Eradication Should Be First Choice For New Pests
Eradication Should Be First Choice For New Pests - Greens
07 March 2002
Green Party Biosecurity spokesperson Ian Ewen-Street said today that the discovery of the southern saltmarsh mosquito on the outskirts of Auckland shows current biosecurity policy isn't working.
"There seems to be a real reluctance amongst Government ministries to attempt eradication of new pests as soon as they're discovered. That's ridiculous, because that's the time when eradication is most likely to work.
"Of course it's important to work out exactly how far the infestation has spread first, but that should be done as quickly as possible with a view to immediate eradication when it's feasible.
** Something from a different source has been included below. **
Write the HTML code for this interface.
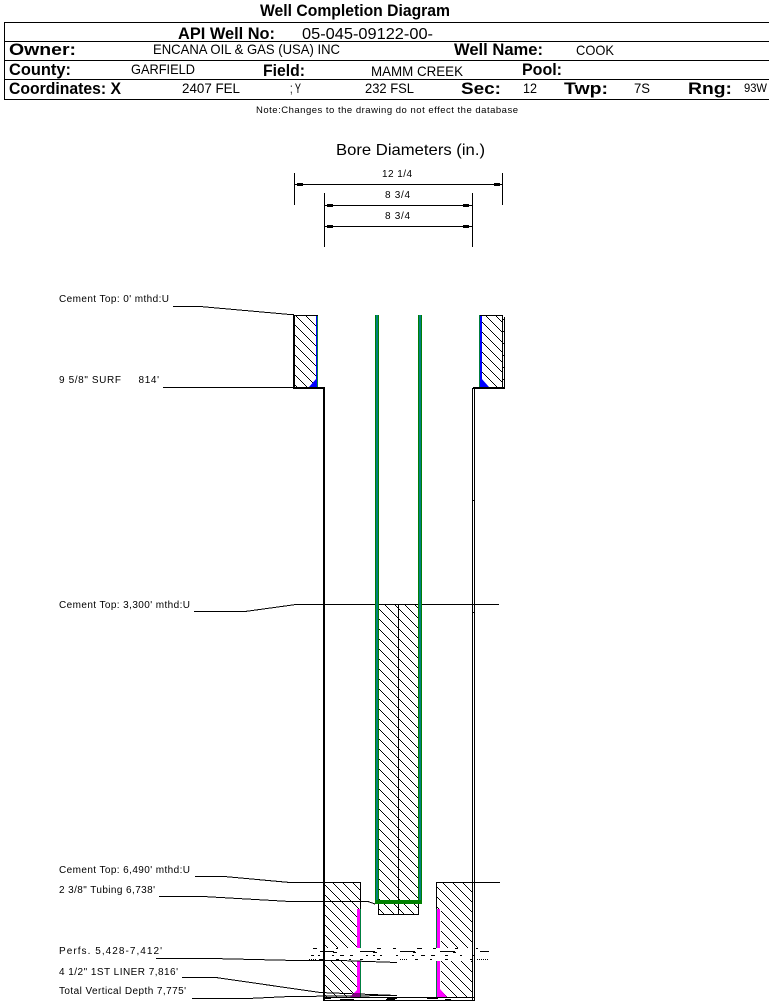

"Eradication should always be explored as the first option."
Mr Ewen-Street said Auckland was under siege from new pests.
"Yesterday Auckland residents were told that the Painted Apple Moth has spread further than thought, and aerial spraying programmes might have to be extended.
"Today they find out that the southern saltmarsh mosquito, a carrier of the Ross River virus, is on their doorstep. It could not be more obvious that trying to control new pest populations just doesn't work."
Mr Ewen-Street said the argument that eradication was expensive is fatally flawed.
"A conservative estimate from the Health Ministry is that one in ten people could be infected with a mosquito-carried virus if one got established here.
"The potential health costs, productivity losses and impact on the tourism industry are mind-boggling. We have to do everything we can to make sure it doesn't happen."